Scènes

Pulcinella, l’Empereur à Toulouse

Dix ans, pour un groupe, ça se fête. Pulcinella les célèbre avec de nouvelles compositions et… une nouvelle composition.


Dix ans, pour un groupe, ça se fête. Pulcinella les célèbre avec de nouvelles compositions et… une nouvelle composition.

Nouvelle composition : le batteur des origines, Frédéric Cavallin, est parti pour de nouvelles aventures. On ne remplace pas Fred Cavallin, on lui succède. C’est ce que fait avec brio Pierre Pollet, dont on reparlera plus bas dans cet article.

Nouvelles compositions : celles du tout nouvel album, L’Empereur, dont les deux concerts donnés les 12 et 13 mars derniers à la Salle Bleue de l’Espace Croix-Baragnon, à Toulouse, marquent la sortie.

Bourdonnement d’ampli. Florian Demonsant incline la tête de côté, perplexe. Le bourdonnement continue. Normalement à ce stade, un technicien son se précipite pour vérifier ce qui ne fonctionne pas. Là, rien.

Un bip électronique. Ah ? Un autre : tiens… Deux. Plusieurs. Petits rires dans la salle. Pierre Pollet s’affaire en fond de scène.
D’autres bips comme ceux d’un métronome : un aigu pour le temps fort, d’autres plus graves pour les temps faibles. Mais un métronome arythmique. Hoquetant. Bancal. Pas deux mesures pareilles.

Un scratch. Les bips se poursuivent ; le bourdonnement a cessé. Le contrebassiste tient, près du micro, ce qui semble être un autre métronome. Les métriques se superposent, se combattent, se rejoignent et se séparent, toujours hoquetant.

Un glockenspiel. D’autres scratches.

Jean-Marc Serpin © Michel Laborde

Une flûte entre, staccato aussi. L’accordéon la rejoint, et les timbres des instruments se fondent au point qu’on ne les reconnaîtrait qu’à peine si on ne les voyait jouer. Cela commence à ressembler au vacarme de chants d’oiseaux au crépuscule. Peu à peu cet apparent chaos de notes égrenées s’ordonne, laisse émerger un bout de thème, se délite à nouveau, coagule en une autre mélodie pleine et lyrique qui s’installe, prend son temps, occupe l’espace et à son tour s’effiloche.

Nous ne saurons pas le titre de ce morceau (c’est « Pierre de folie », me dit le CD) : Ferdinand Doumerc annonce déjà le titre suivant, et cela s’enchaîne. La signature Pulcinella est absolument reconnaissable : mélange intime d’influences qui vont du musette aux folklores européens en passant par le tango, Stravinsky, le jazz, Bartok, le rock et j’en passe, le tout teinté d’un goût marqué pour le second degré et les pitreries scéniques qui désamorcent toute velléité pontifiante.

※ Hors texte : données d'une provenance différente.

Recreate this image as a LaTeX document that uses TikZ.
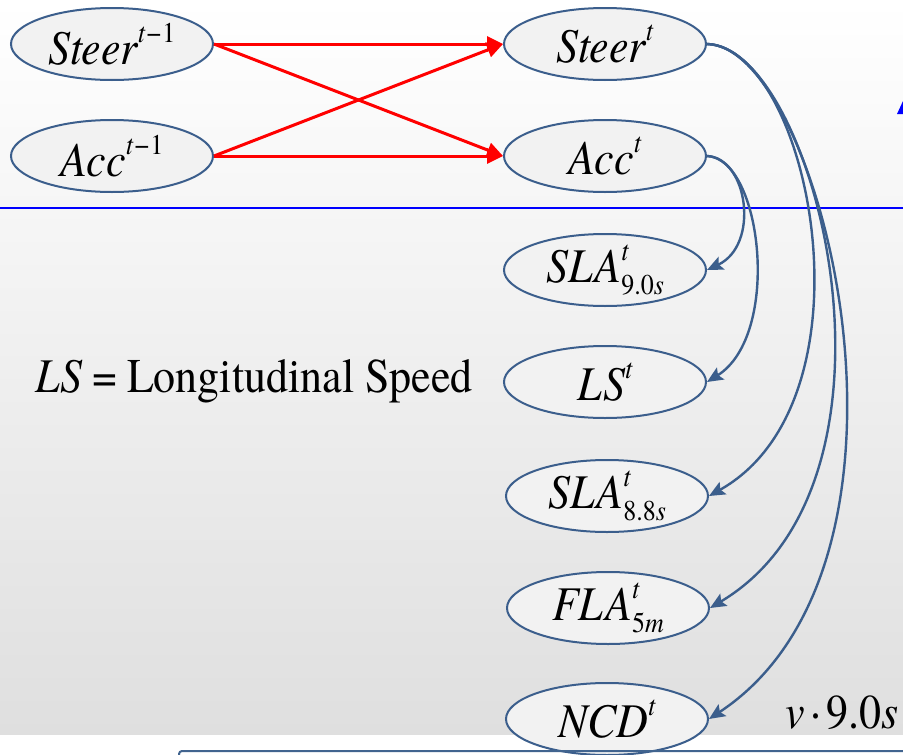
\documentclass[tikz,border=0pt]{standalone}
\usepackage{fontspec}
\usepackage{graphicx}
\setmainfont{texgyretermes}[Extension=.otf,
  UprightFont=*-regular, ItalicFont=*-italic,
  BoldFont=*-bold, BoldItalicFont=*-bolditalic]
\usetikzlibrary{arrows.meta,shapes.geometric}

\definecolor{edgeblue}{RGB}{59,94,140}
\definecolor{nodefill}{RGB}{242,242,242}
\definecolor{bgbottom}{RGB}{223,223,223}
\definecolor{framecol}{RGB}{65,100,143}

% text sizes and helpers for indices
\newcommand\bigtxt{\fontsize{44}{50}\selectfont}
\newcommand\idxtxt{\fontsize{26}{28}\selectfont}
\newcommand\tall[1]{\scalebox{1}[1.1]{#1}}
\newcommand\upidx[1]{\raisebox{0.46em}{\idxtxt\itshape #1}}
\newcommand\updown[2]{\makebox[0pt][l]{\upidx{#1}}\raisebox{-0.24em}{\idxtxt\itshape #2}}
\newcommand\tminus{t\kern0.06em\normalfont−\kern0.04em1}

\tikzset{
  var/.style={ellipse, draw=edgeblue, line width=2pt, fill=nodefill,
    minimum width=202pt, minimum height=72pt, inner sep=0pt,
    font=\bigtxt},
  redarrow/.style={draw=red, line width=3pt,
    -{Triangle[length=16pt,width=15pt]}},
  bluearrow/.style={draw=edgeblue, line width=2.4pt,
    -{Stealth[length=16pt,width=14pt,inset=3pt]}},
}

\begin{document}
\begin{tikzpicture}[x=1pt,y=-1pt]
\useasboundingbox (0,0) rectangle (903,755);

% background
\shade[top color=white, bottom color=bgbottom] (0,0) rectangle (903,735);
\fill[white] (0,735) rectangle (903,755);
\draw[blue, line width=2pt] (0,208) -- (903,208);
\fill[blue] (897,114) -- (903,114) -- (903,101) -- cycle;

% variables
\node[var] (stp)  at (112,44)  {\tall{\itshape Steer\upidx{\tminus}}};
\node[var] (acp)  at (112,156) {\tall{\itshape Acc\upidx{\tminus}}};
\node[var] (st)   at (605,44)  {\tall{\itshape Steer\upidx{t}}};
\node[var] (ac)   at (605,156) {\tall{\itshape Acc\upidx{t}}};
\node[var] (sla9) at (605,270) {\tall{\itshape SLA\updown{t}{\normalfont 9.0\itshape s}}};
\node[var] (ls)   at (605,382) {\tall{\itshape LS\upidx{t}}};
\node[var] (sla8) at (607,496) {\tall{\itshape SLA\updown{t}{\normalfont 8.8\itshape s}}};
\node[var] (fla)  at (608,608) {\tall{\itshape FLA\updown{t}{\normalfont 5\itshape m}}};
\node[var] (ncd)  at (607,719) {\tall{\itshape NCD\upidx{t}}};

% notes
\node[anchor=west, inner sep=0pt] (lsnote) at (35,381)
  {\bigtxt\tall{\textit{LS}\kern0.22em=\kern0.22em Longitudinal Speed}};
\node[anchor=east, inner sep=0pt] (vnote) at (899,713)
  {\bigtxt\tall{\textit{v}\kern0.12em·\kern0.12em9.0\textit{s}}};

% temporal links
\draw[redarrow] (stp.east) -- (st.west);
\draw[redarrow] (stp.east) -- (ac.west);
\draw[redarrow] (acp.east) -- (st.west);
\draw[redarrow] (acp.east) -- (ac.west);

% links from acceleration
\draw[bluearrow] (ac.east) .. controls (748,158) and (760,245) .. (sla9.east);
\draw[bluearrow] (ac.east) .. controls (762,158) and (782,335) .. (ls.east);

% links from steering
\draw[bluearrow] (st.east) .. controls (810,48) and (880,400) .. (sla8.east);
\draw[bluearrow] (st.east) .. controls (815,46) and (925,480) .. (fla.east);
\draw[bluearrow] (st.east) .. controls (820,45) and (950,560) .. (ncd.east);

% frame at the bottom
\draw[framecol, line width=2pt, rounded corners=3pt] (179,760) -- (179,751) -- (910,751);
\end{tikzpicture}
\end{document}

Il faut entendre Ferdinand annoncer le plus sérieusement du monde le prochain morceau, dédié aux Schtroumpfs – ou plutôt à l’ennemi des Schtroumpfs, Gargamel. Il faut entendre ces « fausses notes » volontaires de l’accordéon, un comma trop basses, qui piquent les oreilles juste assez longtemps pour que vous ne puissiez pas vous installer dans la position du critique.

Ferdinand Doumerc, saxophoniste et flûtiste « donc » leader, en tout cas au centre de l’avant-scène. Signe particulier : sourit tout le temps quand il joue. Autre signe particulier : une mise en place à toute épreuve qui se joue des difficultés rythmiques et métriques dont il truffe ses compositions, même dans les passages les plus apparemment débridés.

Florian Demonsant, accordéoniste dégingandé aux mimiques éloquentes. Responsable de la couleur « popu » du son de groupe et d’une palette étendue d’effets spéciaux : faux effet Doppler, bruits de respiration et de vent, jeu sur les timbres…

Jean-Marc Serpin, contrebassiste au double talent d’instrumentiste et de comique pince-sans-rire. Nous a gratifiés ce soir – entre autres gourmandises - d’un renversant solo en forme de raga indien, la contrebasse changée en sitar basse.

Pierre Pollet pour finir, last but not least, également à l’honneur dans un long solo redoutablement maîtrisé laissant place à l’invention, au silence, au déferlement aussi. Le drive d’un batteur de rock allié à la qualité dramaturgique d’un jazzman. Adoubé.

Public pas forcément initié dans la salle, et remarquable par la mixité des générations. Ceux qui n’adhéraient pas au début ont été emportés dès le troisième titre, et ont applaudi à tout rompre. Mission accomplie.

Reste maintenant à écouter L’Empereur. On vous en dira des nouvelles.